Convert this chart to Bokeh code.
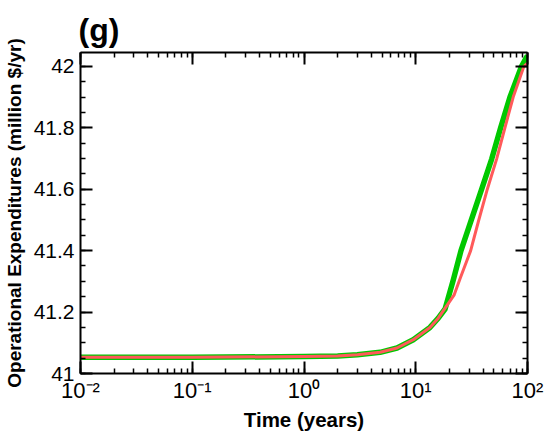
from bokeh.plotting import figure
from bokeh.models import (LogAxis, LinearAxis, SingleIntervalTicker, LogTicker,
                          CustomJSTickFormatter, Range1d)
from bokeh.embed import file_html
from bokeh.resources import INLINE

# ---- data ----
time_green = [0.01, 0.1, 1, 2, 3, 4.8, 6.8, 9.5, 13.4, 15.9, 18.3, 21.7, 25.4, 31.0,
              38.9, 47.8, 57.5, 69.7, 88.5, 100]
opex_green = [41.053, 41.053, 41.055, 41.057, 41.061, 41.069, 41.083, 41.110, 41.150, 41.180,
              41.210, 41.305, 41.400, 41.494, 41.600, 41.698, 41.800, 41.900, 42.000, 42.035]

time_red = [0.01, 0.1, 1, 2, 3, 4.8, 6.8, 9.5, 13.4, 15.9, 18.9, 22.0, 25.0, 31.0, 36.3,
            43.7, 52.9, 62.8, 74.5, 92.9, 100]
opex_red = [41.053, 41.053, 41.055, 41.057, 41.061, 41.069, 41.083, 41.110, 41.150, 41.180,
            41.220, 41.255, 41.310, 41.400, 41.494, 41.600, 41.698, 41.800, 41.900, 42.000, 42.010]

x_limits = [0.01, 100]
y_limits = [41.0, 42.045]

title_text = "(g)"
x_label = "Time (years)"
y_label = "Operational Expenditures (million $/yr)"

FONT = "Liberation Sans"

p = figure(width=549, height=433, x_axis_type="log",
           x_range=Range1d(*x_limits), y_range=Range1d(*y_limits),
           output_backend="svg", toolbar_location=None,
           min_border_left=80, min_border_right=22, min_border_top=52, min_border_bottom=57)
p.grid.visible = False
p.outline_line_color = None
p.background_fill_color = "white"
p.border_fill_color = "white"

p.title.text = title_text
p.title.text_font = FONT
p.title.text_font_style = "bold"
p.title.text_font_size = "32px"
p.title.text_color = "black"
p.title.align = "left"
p.title.offset = -2
p.title.standoff = 10

p.line(time_green, opex_green, line_color="#00C800", line_width=5.5, line_join="round")
p.line(time_red, opex_red, line_color="#FF5A5A", line_width=3, line_join="round")

sup_js = """
const m = {'-':'\u207b','0':'\u2070','1':'\u00b9','2':'\u00b2','3':'\u00b3','4':'\u2074',
           '5':'\u2075','6':'\u2076','7':'\u2077','8':'\u2078','9':'\u2079'};
const e = Math.round(Math.log10(tick));
return '10' + String(e).split('').map(c => m[c]).join('');
"""
log_fmt = CustomJSTickFormatter(code=sup_js)
y_fmt = CustomJSTickFormatter(code="return String(Math.round(tick*10)/10);")
blank_fmt = CustomJSTickFormatter(code="return '';")


def style(ax):
    ax.axis_line_width = 2
    ax.axis_line_color = "black"
    ax.major_tick_line_width = 2
    ax.major_tick_line_color = "black"
    ax.minor_tick_line_width = 1.5
    ax.minor_tick_line_color = "black"
    ax.major_tick_in = 12
    ax.major_tick_out = 0
    ax.minor_tick_in = 5
    ax.minor_tick_out = 0
    ax.major_label_text_font = FONT
    ax.major_label_text_font_size = "21px"
    ax.major_label_text_color = "black"
    ax.axis_label_text_font = FONT
    ax.axis_label_text_font_style = "bold"
    ax.axis_label_text_font_size = "19px"
    ax.axis_label_text_color = "black"


xa = p.xaxis[0]
xa.ticker = LogTicker(num_minor_ticks=10)
xa.formatter = log_fmt
xa.axis_label = x_label
style(xa)
xa.major_label_text_font_size = "22px"
xa.axis_label_text_font_size = "20.5px"
xa.major_label_standoff = 4
xa.axis_label_standoff = 2

ya = p.yaxis[0]
ya.ticker = SingleIntervalTicker(interval=0.2, num_minor_ticks=4)
ya.formatter = y_fmt
ya.axis_label = y_label
style(ya)
ya.major_label_standoff = 6
ya.axis_label_standoff = 6

top = LogAxis(ticker=LogTicker(num_minor_ticks=10), formatter=blank_fmt)
style(top)
top.major_label_text_font_size = "0px"
top.major_label_standoff = 0
p.add_layout(top, "above")

right = LinearAxis(ticker=SingleIntervalTicker(interval=0.2, num_minor_ticks=4), formatter=blank_fmt)
style(right)
right.major_label_text_font_size = "0px"
right.major_label_standoff = 0
p.add_layout(right, "right")

open("out.html", "w").write(file_html(p, INLINE))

◆ **Work instructions**
Leave out the pictures and retype every line above exactly.

◆ **Task response**
Convert this chart to Bokeh code.
from bokeh.plotting import figure
from bokeh.models import (LogAxis, LinearAxis, SingleIntervalTicker, LogTicker,
                          CustomJSTickFormatter, Range1d)
from bokeh.embed import file_html
from bokeh.resources import INLINE

# ---- data ----
time_green = [0.01, 0.1, 1, 2, 3, 4.8, 6.8, 9.5, 13.4, 15.9, 18.3, 21.7, 25.4, 31.0,
              38.9, 47.8, 57.5, 69.7, 88.5, 100]
opex_green = [41.053, 41.053, 41.055, 41.057, 41.061, 41.069, 41.083, 41.110, 41.150, 41.180,
              41.210, 41.305, 41.400, 41.494, 41.600, 41.698, 41.800, 41.900, 42.000, 42.035]

time_red = [0.01, 0.1, 1, 2, 3, 4.8, 6.8, 9.5, 13.4, 15.9, 18.9, 22.0, 25.0, 31.0, 36.3,
            43.7, 52.9, 62.8, 74.5, 92.9, 100]
opex_red = [41.053, 41.053, 41.055, 41.057, 41.061, 41.069, 41.083, 41.110, 41.150, 41.180,
            41.220, 41.255, 41.310, 41.400, 41.494, 41.600, 41.698, 41.800, 41.900, 42.000, 42.010]

x_limits = [0.01, 100]
y_limits = [41.0, 42.045]

title_text = "(g)"
x_label = "Time (years)"
y_label = "Operational Expenditures (million $/yr)"

FONT = "Liberation Sans"

p = figure(width=549, height=433, x_axis_type="log",
           x_range=Range1d(*x_limits), y_range=Range1d(*y_limits),
           output_backend="svg", toolbar_location=None,
           min_border_left=80, min_border_right=22, min_border_top=52, min_border_bottom=57)
p.grid.visible = False
p.outline_line_color = None
p.background_fill_color = "white"
p.border_fill_color = "white"

p.title.text = title_text
p.title.text_font = FONT
p.title.text_font_style = "bold"
p.title.text_font_size = "32px"
p.title.text_color = "black"
p.title.align = "left"
p.title.offset = -2
p.title.standoff = 10

p.line(time_green, opex_green, line_color="#00C800", line_width=5.5, line_join="round")
p.line(time_red, opex_red, line_color="#FF5A5A", line_width=3, line_join="round")

sup_js = """
const m = {'-':'\u207b','0':'\u2070','1':'\u00b9','2':'\u00b2','3':'\u00b3','4':'\u2074',
           '5':'\u2075','6':'\u2076','7':'\u2077','8':'\u2078','9':'\u2079'};
const e = Math.round(Math.log10(tick));
return '10' + String(e).split('').map(c => m[c]).join('');
"""
log_fmt = CustomJSTickFormatter(code=sup_js)
y_fmt = CustomJSTickFormatter(code="return String(Math.round(tick*10)/10);")
blank_fmt = CustomJSTickFormatter(code="return '';")


def style(ax):
    ax.axis_line_width = 2
    ax.axis_line_color = "black"
    ax.major_tick_line_width = 2
    ax.major_tick_line_color = "black"
    ax.minor_tick_line_width = 1.5
    ax.minor_tick_line_color = "black"
    ax.major_tick_in = 12
    ax.major_tick_out = 0
    ax.minor_tick_in = 5
    ax.minor_tick_out = 0
    ax.major_label_text_font = FONT
    ax.major_label_text_font_size = "21px"
    ax.major_label_text_color = "black"
    ax.axis_label_text_font = FONT
    ax.axis_label_text_font_style = "bold"
    ax.axis_label_text_font_size = "19px"
    ax.axis_label_text_color = "black"


xa = p.xaxis[0]
xa.ticker = LogTicker(num_minor_ticks=10)
xa.formatter = log_fmt
xa.axis_label = x_label
style(xa)
xa.major_label_text_font_size = "22px"
xa.axis_label_text_font_size = "20.5px"
xa.major_label_standoff = 4
xa.axis_label_standoff = 2

ya = p.yaxis[0]
ya.ticker = SingleIntervalTicker(interval=0.2, num_minor_ticks=4)
ya.formatter = y_fmt
ya.axis_label = y_label
style(ya)
ya.major_label_standoff = 6
ya.axis_label_standoff = 6

top = LogAxis(ticker=LogTicker(num_minor_ticks=10), formatter=blank_fmt)
style(top)
top.major_label_text_font_size = "0px"
top.major_label_standoff = 0
p.add_layout(top, "above")

right = LinearAxis(ticker=SingleIntervalTicker(interval=0.2, num_minor_ticks=4), formatter=blank_fmt)
style(right)
right.major_label_text_font_size = "0px"
right.major_label_standoff = 0
p.add_layout(right, "right")

open("out.html", "w").write(file_html(p, INLINE))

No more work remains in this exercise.